Gold hit $4,187 an ounce on Friday, a gain of 4.10 percent on the session, making it one of the sharpest single-day moves for the precious metal in recent memory. At the same time, West Texas Intermediate crude fell to $68.78 a barrel, down 2.78 percent, underscoring a split in commodities that carries real consequences for the resources companies sitting inside virtually every S&P 500 index fund and 401(k) in the country. With equity markets broadly higher, the S&P 500 adding 1.71 percent to close at 7,483, the divergence between hard-money assets and energy is not background noise. It is the story.
The gold rally reflects what traders have been pricing for weeks: persistent uncertainty around the fiscal trajectory of the United States government, dollar softness, and sustained demand from central banks diversifying reserves. When gold moves more than four percent in a single session, it typically signals that institutional money is rotating toward capital preservation at speed. For Washington-area federal employees and contractors whose Thrift Savings Plan accounts carry exposure to the C Fund or I Fund, which track broad equities, that dynamic creates a tension. Stocks are rising, but the simultaneous gold surge suggests the smart money is hedging hard against something it does not fully trust.
On the equity side, the gold move is a direct earnings catalyst for miners. Newmont Corporation, the Denver-based gold producer and the largest in the world by output, derives its entire profit margin from the spread between its all-in sustaining costs and the spot price. At $4,187 an ounce, that spread is historically wide. Agnico Eagle Mines and Barrick Gold, both listed in New York, are in the same position. Analysts following these names have spent the past six months revising free cash flow forecasts upward; a sustained move above $4,000 makes those revisions look conservative. Shares of gold miners have broadly tracked the metal higher across 2026, and Friday's move will likely trigger fresh momentum from algorithmic strategies that link commodity prices to sector ETFs like the VanEck Gold Miners ETF, known by its ticker GDX.
Energy Stocks Face a Different Reckoning
The oil story runs the other direction. WTI at $68.78 is not a crisis level for integrated majors like ExxonMobil or Chevron, both of which have break-even economics well below that price on a per-barrel basis. But it compresses margins at the E&P level, and it puts pressure on smaller independent producers whose hedging books may not extend far enough into the second half of 2026. The Permian Basin operators, many of them listed on the New York Stock Exchange, are watching the price with particular attention. At sub-$70 WTI, capital expenditure discipline tends to tighten, which flows through to oilfield services companies like Halliburton and SLB, and ultimately to employment in energy-producing states.

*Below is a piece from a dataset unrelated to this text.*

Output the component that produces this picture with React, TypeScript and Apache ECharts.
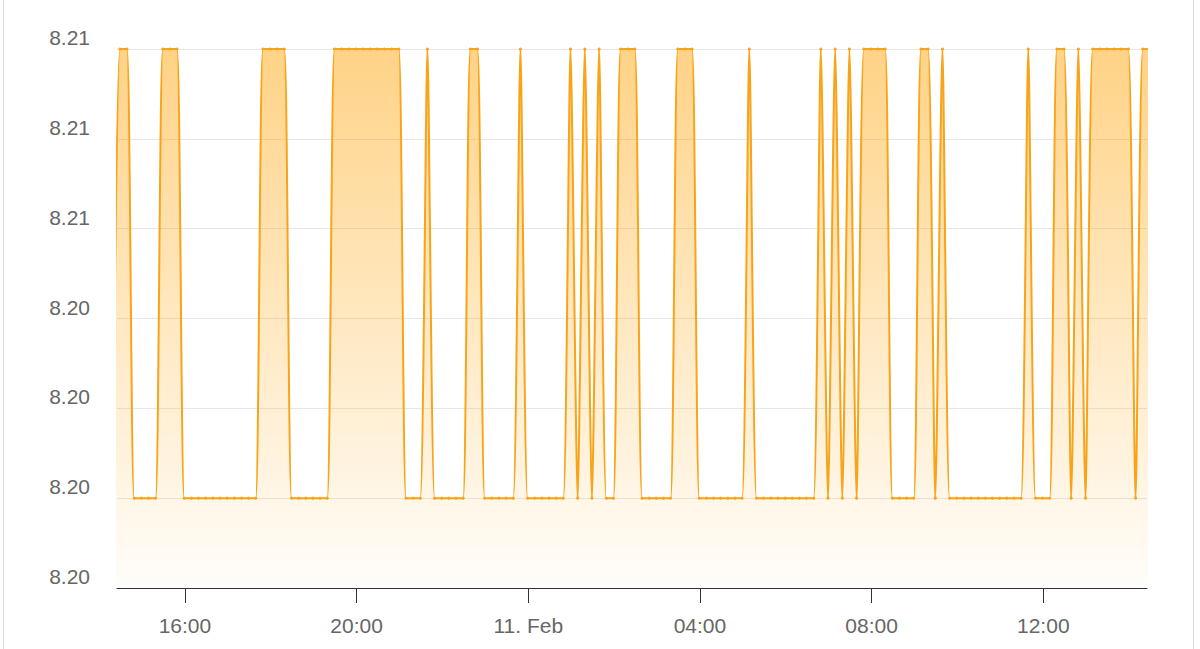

Jobs in the domestic energy sector track rig counts with roughly a six-month lag. If WTI holds below $70 through the Northern Hemisphere summer, the industry's trade groups have signaled that drilling programs approved for the third quarter will face review. The Energy Information Administration estimated earlier this year that the U.S. upstream oil and gas industry directly employed around 150,000 workers, with a much larger indirect footprint through supply chains. A sustained price correction does not trigger mass layoffs overnight, but it quietly kills the contract renewals and expansion hiring that have sustained energy employment over the past three years.
Bitcoin's 6.66 percent jump to $62,456 on a holiday session is worth noting in the context of the broader risk picture. Crypto has increasingly traded as a risk-on asset correlated with Nasdaq growth stocks, but on Friday it moved in tandem with gold rather than diverging from it. Both assets posted outsized gains while crude sold off and the Dow added 1.89 percent. Some market participants read this as dollar-skepticism spreading across asset classes rather than a simple rotation into equities. The Nasdaq Composite closed at 25,833, up 1.87 percent, led by the familiar mega-cap technology names that dominate the index.
For Washington readers managing their own brokerage accounts or checking their 401(k) allocations heading into the July 4th weekend, the practical takeaway is structural. A commodity environment where gold runs hard and oil softens simultaneously tends to reward materials and precious-metals allocations while punishing pure-play energy overweights. The S&P 500's energy sector, which once held a weight above 12 percent of the index, has drifted well below that level over the past decade. Investors who let passive indexing do the work are less exposed than they might think. Those who own individual energy names, or energy-heavy sector funds, are heading into the third quarter with a tighter margin for error.